In Kelly’s Heroes the platoon wander into a minefield. Everything seems fine until one unlucky soldier steps on a mine. To get out safely, the person that is nearest the edge of the field carefully works their way forward, probing for mines as they go. Everyone else works towards their nearest colleague. The end result is the minimal number of paths that are guaranteed to be safe.

If another platoon needs to cross that field, they could follow the paths marked out by Kelly’s platoon and be guaranteed to get across safely. That doesn’t mean that there are no mines in the field – just that, by following the safe paths, they’re guaranteed not to step on any.

Automated tests are like paths through the minefield. If a test does fail, then you fix the defect, and the test will now pass – every time it runs. Any defects not already detected, will never be detected by the automated tests. That’s not to suggest there is no value in the automated tests. As suggested by the original question, the continuing value of a passing automated test is to prevent a regression from creeping in (either during refactoring or during development of a new feature).

My friend Gojko Adzic has spoken about the decreasing value of an automated test over time. He interviewed a team at uSwitch that only ran a subset of their tests regularly. I've even come across people that suggest deleting tests if they haven’t failed for a certain period of time. Personally, I encourage teams to think of automated tests as documentation of expected system behaviour. Only delete a test if it doesn’t contribute to an overall understanding of how the system is intended to behave.

Explore!

To be confident that your system will behave correctly in all possible situations, perhaps you might consider exhaustively testing every possible path through the software, using every possible data value. It doesn’t take long to see that this is impractical. Instead, testers frequently reduce the test space by using partitioning techniques that can dramatically reduce the number of tests needed, without massively reducing your confidence in the outcomes.
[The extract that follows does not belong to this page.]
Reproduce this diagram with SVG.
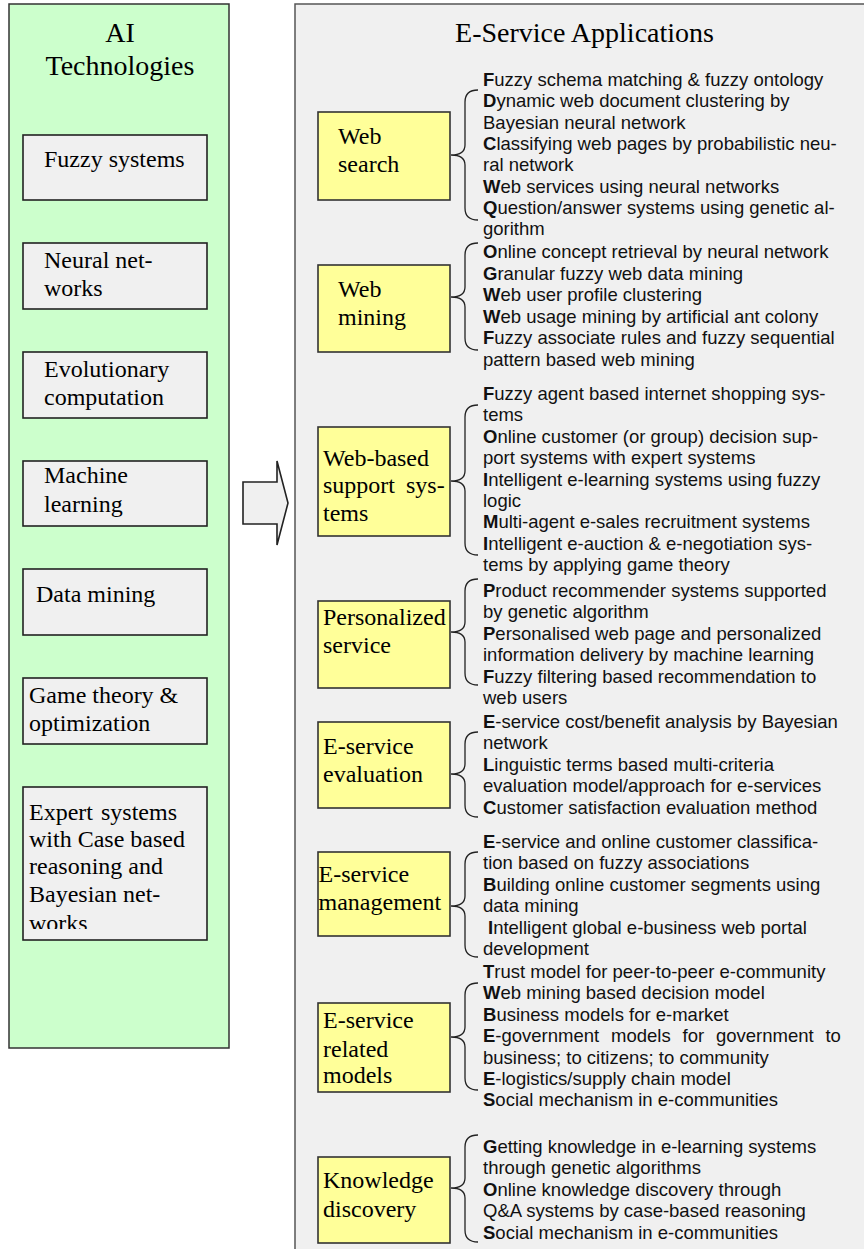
<svg xmlns="http://www.w3.org/2000/svg" width="864" height="1249" viewBox="0 0 864 1249">
<style>
.panelL{fill:#ccffcc;stroke:#333;stroke-width:1.5}
.panelR{fill:#f0f0f0;stroke:#555;stroke-width:1.5}
.tech{fill:#f0f0f0;stroke:#222;stroke-width:1.6}
.app{fill:#ffff99;stroke:#333;stroke-width:1.6}
.title{font-family:"Liberation Serif","Times New Roman",serif;font-size:28px;fill:#000}
.ser{font-family:"Liberation Serif","Times New Roman",serif;font-size:24px;fill:#000}
.it{font-family:"Liberation Sans",Arial,sans-serif;font-size:18.5px;fill:#111}
.it tspan.b{font-weight:bold}
.brace{fill:none;stroke:#222;stroke-width:1.3}
.arrow{fill:#f0f0f0;stroke:#222;stroke-width:1.6}
</style>
<defs>
<clipPath id="clipExp"><rect x="23" y="787" width="184" height="142"/></clipPath>
</defs>
<rect width="864" height="1249" fill="#fff"/>

<g id="ai-panel">
<rect class="panelL" x="9" y="4" width="220" height="1044"/>
<text class="title" x="120" y="42" text-anchor="middle">AI</text>
<text class="title" x="120" y="75" text-anchor="middle">Technologies</text>
</g>

<g id="eservice-panel">
<rect class="panelR" x="295" y="4" width="585" height="1260"/>
<text class="title" x="584.5" y="42" text-anchor="middle" font-size="29">E-Service Applications</text>
</g>

<g id="fuzzy-systems">
<rect class="tech" x="23" y="135" width="184" height="65"/>
<text class="ser" x="44" y="167">Fuzzy systems</text>
</g>
<g id="neural-networks">
<rect class="tech" x="23" y="243" width="184" height="66"/>
<text class="ser" x="44" y="268">Neural net-</text>
<text class="ser" x="44" y="296">works</text>
</g>
<g id="evolutionary-computation">
<rect class="tech" x="23" y="352" width="184" height="66"/>
<text class="ser" x="44" y="377">Evolutionary</text>
<text class="ser" x="44" y="405">computation</text>
</g>
<g id="machine-learning">
<rect class="tech" x="23" y="461" width="184" height="65"/>
<text class="ser" x="44" y="483">Machine</text>
<text class="ser" x="44" y="512">learning</text>
</g>
<g id="data-mining">
<rect class="tech" x="23" y="569" width="184" height="66"/>
<text class="ser" x="36" y="602">Data mining</text>
</g>
<g id="game-theory">
<rect class="tech" x="23" y="678" width="184" height="66"/>
<text class="ser" x="29" y="703">Game theory &amp;</text>
<text class="ser" x="29" y="731">optimization</text>
</g>
<g id="expert-systems">
<rect class="tech" x="23" y="787" width="184" height="153"/>
<g clip-path="url(#clipExp)">
<text class="ser" x="29" y="820" word-spacing="2">Expert systems</text>
<text class="ser" x="29" y="847">with Case based</text>
<text class="ser" x="29" y="874">reasoning and</text>
<text class="ser" x="29" y="902">Bayesian net-</text>
<text class="ser" x="29" y="931">works</text>
</g>
</g>

<g id="web-search">
<rect class="app" x="318" y="112" width="132" height="88"/>
<text class="ser" x="338" y="144">Web</text>
<text class="ser" x="338" y="172">search</text>
<text class="it" x="483" y="86"><tspan class="b">F</tspan>uzzy schema matching &amp; fuzzy ontology</text>
<text class="it" x="483" y="107.3"><tspan class="b">D</tspan>ynamic web document clustering by</text>
<text class="it" x="483" y="128.6">Bayesian neural network</text>
<text class="it" x="483" y="149.9"><tspan class="b">C</tspan>lassifying web pages by probabilistic neu-</text>
<text class="it" x="483" y="171.2">ral network</text>
<text class="it" x="483" y="192.5"><tspan class="b">W</tspan>eb services using neural networks</text>
<text class="it" x="483" y="213.8"><tspan class="b">Q</tspan>uestion/answer systems using genetic al-</text>
<text class="it" x="483" y="235.1">gorithm</text>
</g>

<g id="web-mining">
<rect class="app" x="318" y="265" width="132" height="87"/>
<text class="ser" x="338" y="297">Web</text>
<text class="ser" x="338" y="325">mining</text>
<text class="it" x="483" y="258"><tspan class="b">O</tspan>nline concept retrieval by neural network</text>
<text class="it" x="483" y="279.5"><tspan class="b">G</tspan>ranular fuzzy web data mining</text>
<text class="it" x="483" y="301"><tspan class="b">W</tspan>eb user profile clustering</text>
<text class="it" x="483" y="322.5"><tspan class="b">W</tspan>eb usage mining by artificial ant colony</text>
<text class="it" x="483" y="344"><tspan class="b">F</tspan>uzzy associate rules and fuzzy sequential</text>
<text class="it" x="483" y="365.5">pattern based web mining</text>
</g>

<g id="web-based-support">
<rect class="app" x="318" y="427" width="132" height="109"/>
<text class="ser" x="323" y="466">Web-based</text>
<text class="ser" y="493"><tspan x="323">support</tspan><tspan x="406">sys-</tspan></text>
<text class="ser" x="323" y="521">tems</text>
<text class="it" x="483" y="400"><tspan class="b">F</tspan>uzzy agent based internet shopping sys-</text>
<text class="it" x="483" y="421.4">tems</text>
<text class="it" x="483" y="442.8"><tspan class="b">O</tspan>nline customer (or group) decision sup-</text>
<text class="it" x="483" y="464.2">port systems with expert systems</text>
<text class="it" x="483" y="485.6"><tspan class="b">I</tspan>ntelligent e-learning systems using fuzzy</text>
<text class="it" x="483" y="507">logic</text>
<text class="it" x="483" y="528.4"><tspan class="b">M</tspan>ulti-agent e-sales recruitment systems</text>
<text class="it" x="483" y="549.8"><tspan class="b">I</tspan>ntelligent e-auction &amp; e-negotiation sys-</text>
<text class="it" x="483" y="571.2">tems by applying game theory</text>
</g>

<g id="personalized-service">
<rect class="app" x="318" y="601" width="132" height="87"/>
<text class="ser" x="323" y="625">Personalized</text>
<text class="ser" x="323" y="653">service</text>
<text class="it" x="483" y="597"><tspan class="b">P</tspan>roduct recommender systems supported</text>
<text class="it" x="483" y="618.4">by genetic algorithm</text>
<text class="it" x="483" y="639.8"><tspan class="b">P</tspan>ersonalised web page and personalized</text>
<text class="it" x="483" y="661.2">information delivery by machine learning</text>
<text class="it" x="483" y="682.6"><tspan class="b">F</tspan>uzzy filtering based recommendation to</text>
<text class="it" x="483" y="704">web users</text>
</g>

<g id="eservice-evaluation">
<rect class="app" x="318" y="722" width="132" height="86"/>
<text class="ser" x="323" y="754">E-service</text>
<text class="ser" x="323" y="782">evaluation</text>
<text class="it" x="483" y="728"><tspan class="b">E</tspan>-service cost/benefit analysis by Bayesian</text>
<text class="it" x="483" y="749.4">network</text>
<text class="it" x="483" y="770.8"><tspan class="b">L</tspan>inguistic terms based multi-criteria</text>
<text class="it" x="483" y="792.2">evaluation model/approach for e-services</text>
<text class="it" x="483" y="813.6"><tspan class="b">C</tspan>ustomer satisfaction evaluation method</text>
</g>

<g id="eservice-management">
<rect class="app" x="318" y="852" width="132" height="84"/>
<text class="ser" x="318.5" y="882">E-service</text>
<text class="ser" x="318.5" y="910">management</text>
<text class="it" x="483" y="848"><tspan class="b">E</tspan>-service and online customer classifica-</text>
<text class="it" x="483" y="869.4">tion based on fuzzy associations</text>
<text class="it" x="483" y="890.8"><tspan class="b">B</tspan>uilding online customer segments using</text>
<text class="it" x="483" y="912.2">data mining</text>
<text class="it" x="488" y="933.6"><tspan class="b">I</tspan>ntelligent global e-business web portal</text>
<text class="it" x="483" y="955">development</text>
</g>

<g id="eservice-related-models">
<rect class="app" x="318" y="1003" width="132" height="89"/>
<text class="ser" x="323" y="1028">E-service</text>
<text class="ser" x="323" y="1057">related</text>
<text class="ser" x="323" y="1083">models</text>
<text class="it" x="483" y="978"><tspan class="b">T</tspan>rust model for peer-to-peer e-community</text>
<text class="it" x="483" y="999.4"><tspan class="b">W</tspan>eb mining based decision model</text>
<text class="it" x="483" y="1020.8"><tspan class="b">B</tspan>usiness models for e-market</text>
<text class="it" x="483" y="1042.2" word-spacing="6.7"><tspan class="b">E</tspan>-government models for government to</text>
<text class="it" x="483" y="1063.6">business; to citizens; to community</text>
<text class="it" x="483" y="1085"><tspan class="b">E</tspan>-logistics/supply chain model</text>
<text class="it" x="483" y="1106.4"><tspan class="b">S</tspan>ocial mechanism in e-communities</text>
</g>

<g id="knowledge-discovery">
<rect class="app" x="318" y="1157" width="132" height="86"/>
<text class="ser" x="323" y="1188">Knowledge</text>
<text class="ser" x="323" y="1217">discovery</text>
<text class="it" x="483" y="1153"><tspan class="b">G</tspan>etting knowledge in e-learning systems</text>
<text class="it" x="483" y="1174.4">through genetic algorithms</text>
<text class="it" x="483" y="1195.8"><tspan class="b">O</tspan>nline knowledge discovery through</text>
<text class="it" x="483" y="1217.2">Q&amp;A systems by case-based reasoning</text>
<text class="it" x="483" y="1238.6"><tspan class="b">S</tspan>ocial mechanism in e-communities</text>
</g>

<g id="connectors">
<polygon class="arrow" points="243,482 277,482 277,461 288,503 277,545 277,524 243,524"/>
<path class="brace" d="M478,90 Q465,90 465,102 L465,145 Q465,155 451,155 Q465,155 465,165 L465,208 Q465,220 478,220"/>
<path class="brace" d="M478,243 Q465,243 465,255 L465,287 Q465,297 451,297 Q465,297 465,307 L465,338 Q465,350 478,350"/>
<path class="brace" d="M478,405 Q465,405 465,417 L465,471 Q465,481 451,481 Q465,481 465,491 L465,543 Q465,555 478,555"/>
<path class="brace" d="M478,579 Q465,579 465,591 L465,622 Q465,632 451,632 Q465,632 465,642 L465,673 Q465,685 478,685"/>
<path class="brace" d="M478,732 Q465,732 465,744 L465,764 Q465,774 451,774 Q465,774 465,784 L465,805 Q465,817 478,817"/>
<path class="brace" d="M478,852 Q465,852 465,864 L465,896 Q465,906 451,906 Q465,906 465,916 L465,945 Q465,957 478,957"/>
<path class="brace" d="M478,983 Q465,983 465,995 L465,1027 Q465,1037 451,1037 Q465,1037 465,1047 L465,1078 Q465,1090 478,1090"/>
<path class="brace" d="M478,1135 Q465,1135 465,1147 L465,1178 Q465,1188 451,1188 Q465,1188 465,1198 L465,1230 Q465,1242 478,1242"/>
</g>
</svg>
Even so, given the inherent complexity of modern software systems, there are many modes of failure that are hard (or impossible) to predict. Therefore, test plans and automated tests will naturally not catch many categories of defects. One widely accepted approach to rooting out these sorts of problems is called Exploratory Testing – as described in the excellent book Explore It! by Elisabeth Hendrickson.

From my perspective, the key aspects of Exploratory Testing that should be kept in mind are:

It’s a job for an experienced tester
- Testers with relevant domain knowledge are ideal
It’s not a checkbox activity
- Ongoing exploration as the product evolves is essential
It complements automated testing
- Refer to the Agile Testing Quadrant from Janet Gregory and Lisa Crispin’s Agile Testing book

Alternatives

As well as exploratory testing, there are many other approaches to reducing the likelihood of defects in your software. A few of them (in no particular order) are:

Mutation testing – tooling that injects defects into the codebase, one decision point at a time (to create a mutant). The automated tests are run against each mutant – if no tests fail then there’s something missing from the test suite.
Chaos engineering – interfering with running systems to ensure that they are resilient in the face of degradation and failure.
Blue/Green deployments – deploying the latest version of the system in parallel with the current version. A proportion of users are then directed to the latest version and are monitored to ensure that users are still able to achieve expected outcomes.
Stack-trace driven development – ship the software without testing it and let your users report defects to you.

Conclusion

Repeatability of automated test is needed for confidence in the quality of the software and the quality of the tests. The first thing that happens when an automated test begins to fail intermittently is that confidence in the test suite as a whole begins to suffer (see the Broken Windows theory).

The challenge with a finite suite of automated tests is that they continually check exactly the same paths through the software. By definition, therefore, they can’t detect defects that lie off those paths. There are a host of approaches that you might adopt, based upon your organisation’s attitude to risk, but the most effective is often to supplement automated testing with exploratory testing.